Only the lines from the beginning of the entries through the one with "circleCentersY[b], x2: circleCentersX[b]" should be written out, please, exactly and without any pictures.

*** Data to use ***

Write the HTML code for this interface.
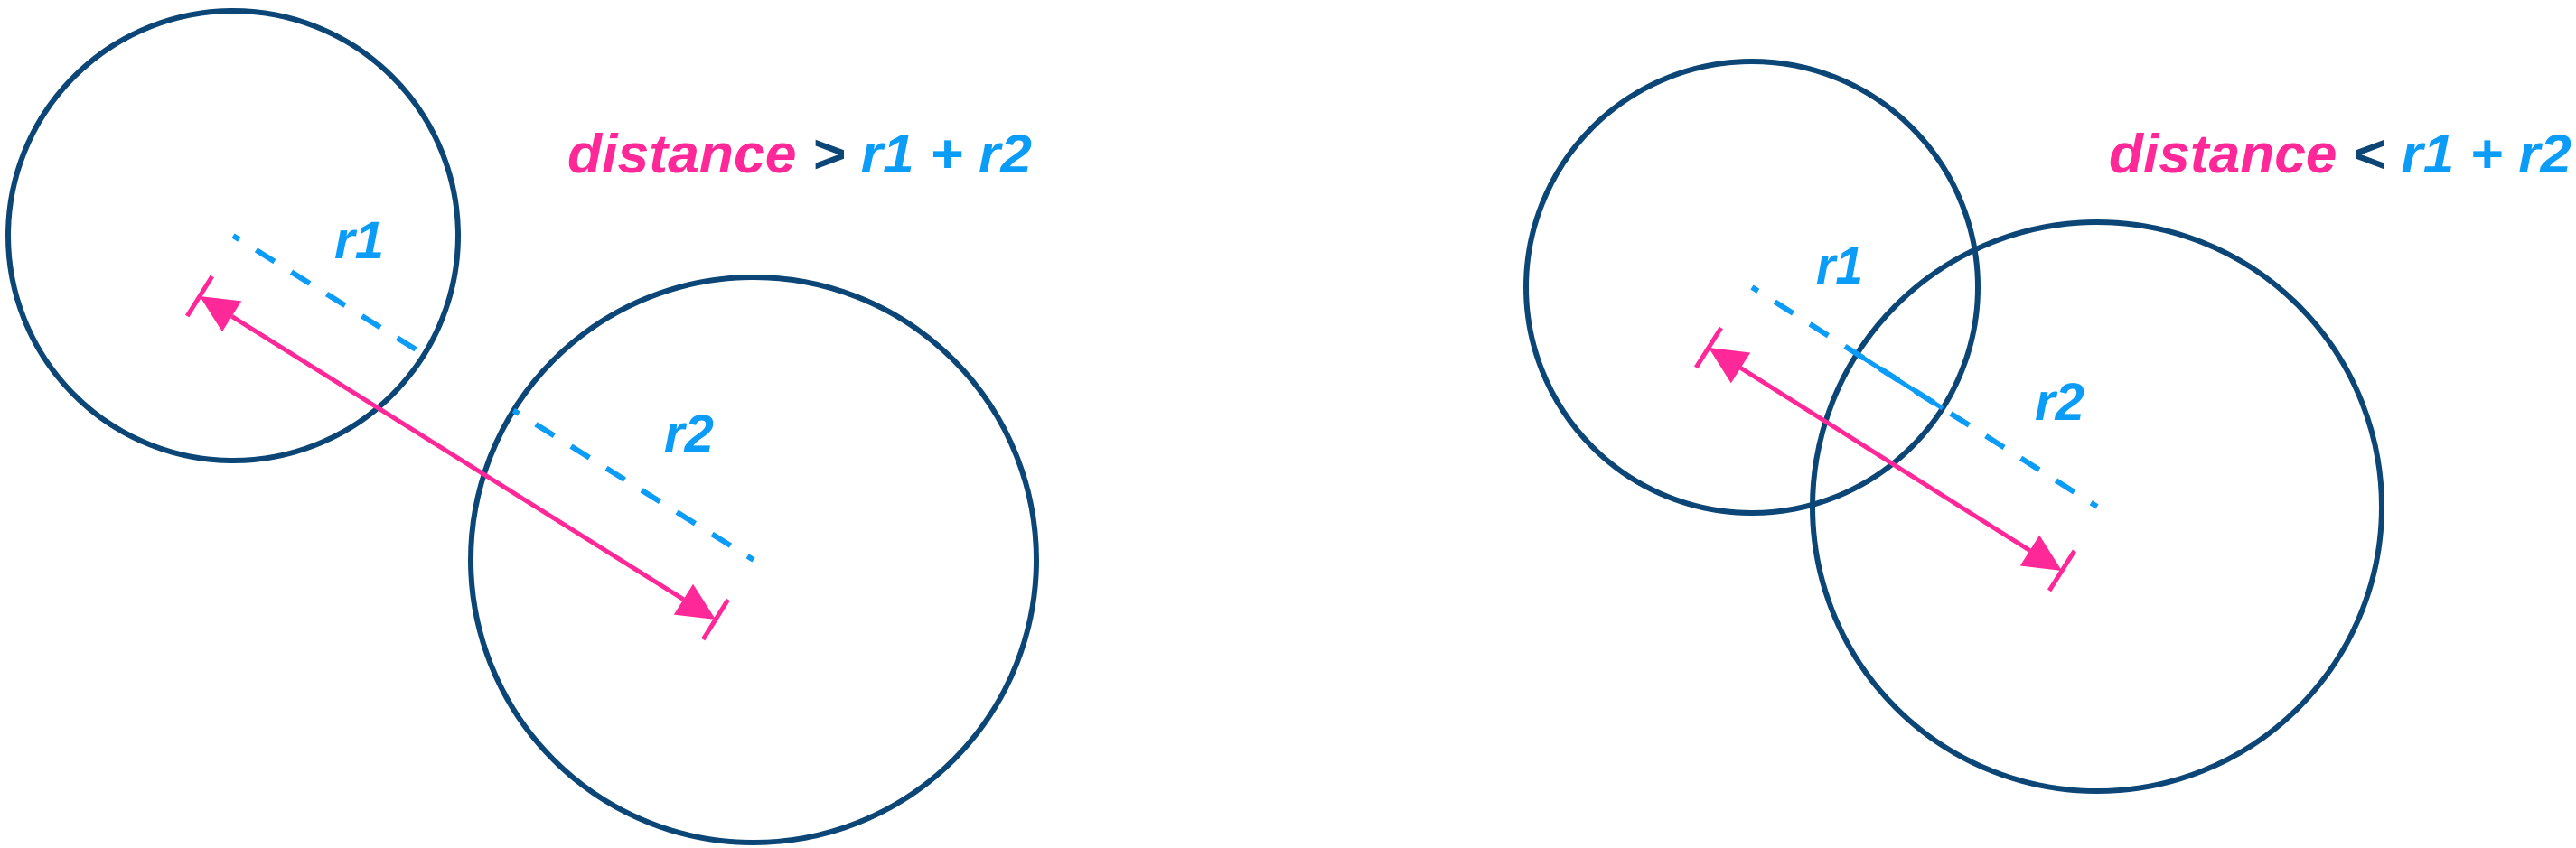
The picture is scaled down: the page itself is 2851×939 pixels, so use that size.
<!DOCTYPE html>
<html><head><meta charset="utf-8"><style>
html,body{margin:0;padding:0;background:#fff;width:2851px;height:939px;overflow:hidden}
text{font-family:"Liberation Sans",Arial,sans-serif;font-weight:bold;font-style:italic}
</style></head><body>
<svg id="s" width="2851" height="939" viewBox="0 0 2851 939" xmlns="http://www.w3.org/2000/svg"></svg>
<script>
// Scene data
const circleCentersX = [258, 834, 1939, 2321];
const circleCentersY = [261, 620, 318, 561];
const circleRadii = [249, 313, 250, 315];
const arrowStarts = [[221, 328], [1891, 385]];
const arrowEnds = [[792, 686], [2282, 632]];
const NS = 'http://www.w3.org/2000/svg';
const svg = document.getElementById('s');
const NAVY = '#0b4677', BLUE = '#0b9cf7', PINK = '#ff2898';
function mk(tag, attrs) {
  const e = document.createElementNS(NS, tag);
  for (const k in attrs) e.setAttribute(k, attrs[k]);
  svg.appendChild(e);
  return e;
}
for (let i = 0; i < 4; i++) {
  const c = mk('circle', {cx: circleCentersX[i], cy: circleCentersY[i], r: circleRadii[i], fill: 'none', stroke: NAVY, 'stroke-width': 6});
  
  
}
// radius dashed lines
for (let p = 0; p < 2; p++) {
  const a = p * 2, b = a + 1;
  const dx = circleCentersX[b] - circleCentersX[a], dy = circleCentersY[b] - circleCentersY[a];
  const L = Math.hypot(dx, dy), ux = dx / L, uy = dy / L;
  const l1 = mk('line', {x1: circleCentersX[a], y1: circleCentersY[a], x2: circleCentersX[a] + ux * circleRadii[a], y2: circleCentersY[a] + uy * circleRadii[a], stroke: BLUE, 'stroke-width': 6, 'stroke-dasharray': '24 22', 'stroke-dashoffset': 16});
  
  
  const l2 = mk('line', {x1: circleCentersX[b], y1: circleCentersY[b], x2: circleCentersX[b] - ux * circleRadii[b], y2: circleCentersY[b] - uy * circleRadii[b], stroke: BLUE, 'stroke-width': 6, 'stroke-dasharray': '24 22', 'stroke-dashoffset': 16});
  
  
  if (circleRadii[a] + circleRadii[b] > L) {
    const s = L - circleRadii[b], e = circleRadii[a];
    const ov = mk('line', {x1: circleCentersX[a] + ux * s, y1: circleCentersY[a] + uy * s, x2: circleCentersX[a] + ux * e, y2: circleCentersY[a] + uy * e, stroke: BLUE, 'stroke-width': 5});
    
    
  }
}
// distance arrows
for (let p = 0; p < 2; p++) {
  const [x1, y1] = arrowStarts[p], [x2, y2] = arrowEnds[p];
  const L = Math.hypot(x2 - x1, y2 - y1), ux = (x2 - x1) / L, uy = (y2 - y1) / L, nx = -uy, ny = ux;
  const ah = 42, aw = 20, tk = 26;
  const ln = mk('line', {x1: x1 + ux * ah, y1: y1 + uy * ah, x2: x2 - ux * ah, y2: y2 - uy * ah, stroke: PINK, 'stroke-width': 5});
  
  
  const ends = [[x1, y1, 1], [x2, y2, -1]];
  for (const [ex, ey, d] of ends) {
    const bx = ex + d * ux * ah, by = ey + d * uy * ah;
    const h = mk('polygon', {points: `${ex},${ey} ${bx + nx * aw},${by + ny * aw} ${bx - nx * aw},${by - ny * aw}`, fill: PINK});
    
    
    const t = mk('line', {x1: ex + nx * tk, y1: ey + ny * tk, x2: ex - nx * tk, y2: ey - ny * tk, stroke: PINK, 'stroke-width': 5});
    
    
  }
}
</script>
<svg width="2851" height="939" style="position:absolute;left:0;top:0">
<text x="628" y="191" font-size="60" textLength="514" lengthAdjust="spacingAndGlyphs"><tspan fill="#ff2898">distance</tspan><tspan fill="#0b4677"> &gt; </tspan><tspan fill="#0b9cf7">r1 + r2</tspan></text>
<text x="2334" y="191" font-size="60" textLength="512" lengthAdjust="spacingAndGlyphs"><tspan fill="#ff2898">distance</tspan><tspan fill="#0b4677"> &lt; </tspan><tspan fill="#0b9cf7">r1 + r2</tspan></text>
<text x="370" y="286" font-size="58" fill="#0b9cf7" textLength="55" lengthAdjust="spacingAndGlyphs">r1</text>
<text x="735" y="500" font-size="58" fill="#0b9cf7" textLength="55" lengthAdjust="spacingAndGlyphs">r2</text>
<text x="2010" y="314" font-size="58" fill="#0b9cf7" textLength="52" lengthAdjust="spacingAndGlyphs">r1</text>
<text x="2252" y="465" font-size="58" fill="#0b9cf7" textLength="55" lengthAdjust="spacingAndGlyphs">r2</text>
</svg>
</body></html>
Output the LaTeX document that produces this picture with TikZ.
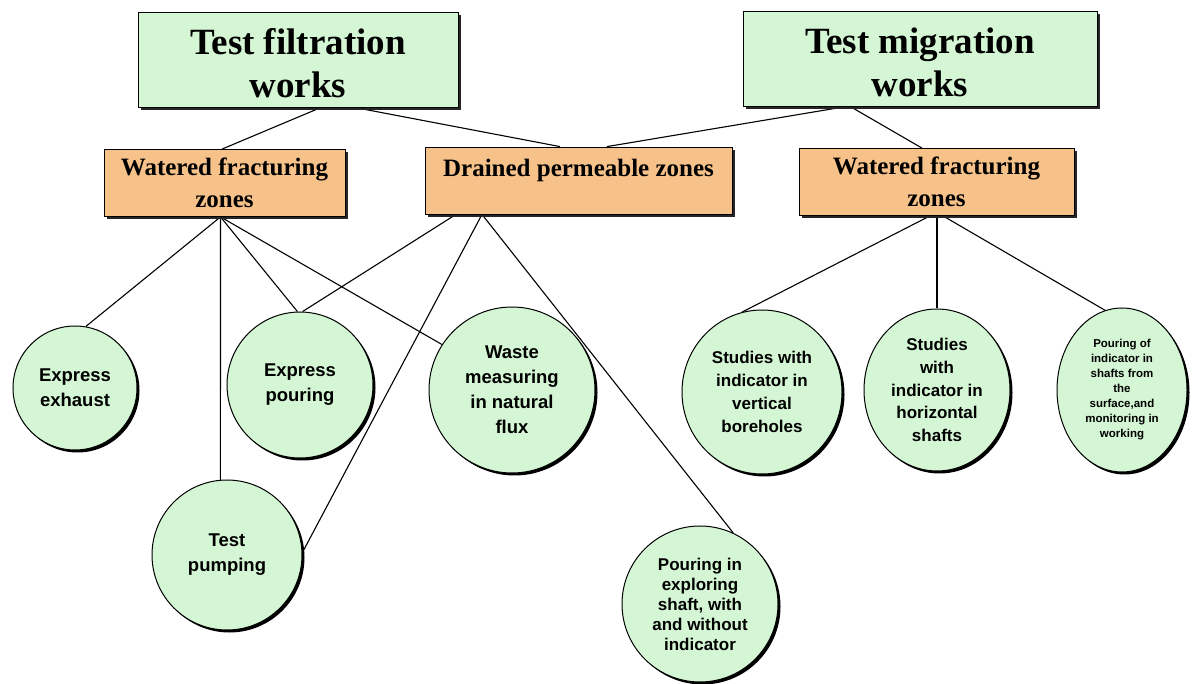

***

Written response:
Write the HTML code for this interface.
The picture is scaled down: the page itself is 2851×939 pixels, so use that size.
<!DOCTYPE html>
<html><head><meta charset="utf-8"><style>
html,body{margin:0;padding:0;background:#fff;width:2851px;height:939px;overflow:hidden}
text{font-family:"Liberation Sans",Arial,sans-serif;font-weight:bold;font-style:italic}
</style></head><body>
<svg id="s" width="2851" height="939" viewBox="0 0 2851 939" xmlns="http://www.w3.org/2000/svg"></svg>
<script>
// Scene data
const circleCentersX = [258, 834, 1939, 2321];
const circleCentersY = [261, 620, 318, 561];
const circleRadii = [249, 313, 250, 315];
const arrowStarts = [[221, 328], [1891, 385]];
const arrowEnds = [[792, 686], [2282, 632]];
const NS = 'http://www.w3.org/2000/svg';
const svg = document.getElementById('s');
const NAVY = '#0b4677', BLUE = '#0b9cf7', PINK = '#ff2898';
function mk(tag, attrs) {
  const e = document.createElementNS(NS, tag);
  for (const k in attrs) e.setAttribute(k, attrs[k]);
  svg.appendChild(e);
  return e;
}
for (let i = 0; i < 4; i++) {
  const c = mk('circle', {cx: circleCentersX[i], cy: circleCentersY[i], r: circleRadii[i], fill: 'none', stroke: NAVY, 'stroke-width': 6});
  
  
}
// radius dashed lines
for (let p = 0; p < 2; p++) {
  const a = p * 2, b = a + 1;
  const dx = circleCentersX[b] - circleCentersX[a], dy = circleCentersY[b] - circleCentersY[a];
  const L = Math.hypot(dx, dy), ux = dx / L, uy = dy / L;
  const l1 = mk('line', {x1: circleCentersX[a], y1: circleCentersY[a], x2: circleCentersX[a] + ux * circleRadii[a], y2: circleCentersY[a] + uy * circleRadii[a], stroke: BLUE, 'stroke-width': 6, 'stroke-dasharray': '24 22', 'stroke-dashoffset': 16});
  
  
  const l2 = mk('line', {x1: circleCentersX[b], y1: circleCentersY[b], x2: circleCentersX[b] - ux * circleRadii[b], y2: circleCentersY[b] - uy * circleRadii[b], stroke: BLUE, 'stroke-width': 6, 'stroke-dasharray': '24 22', 'stroke-dashoffset': 16});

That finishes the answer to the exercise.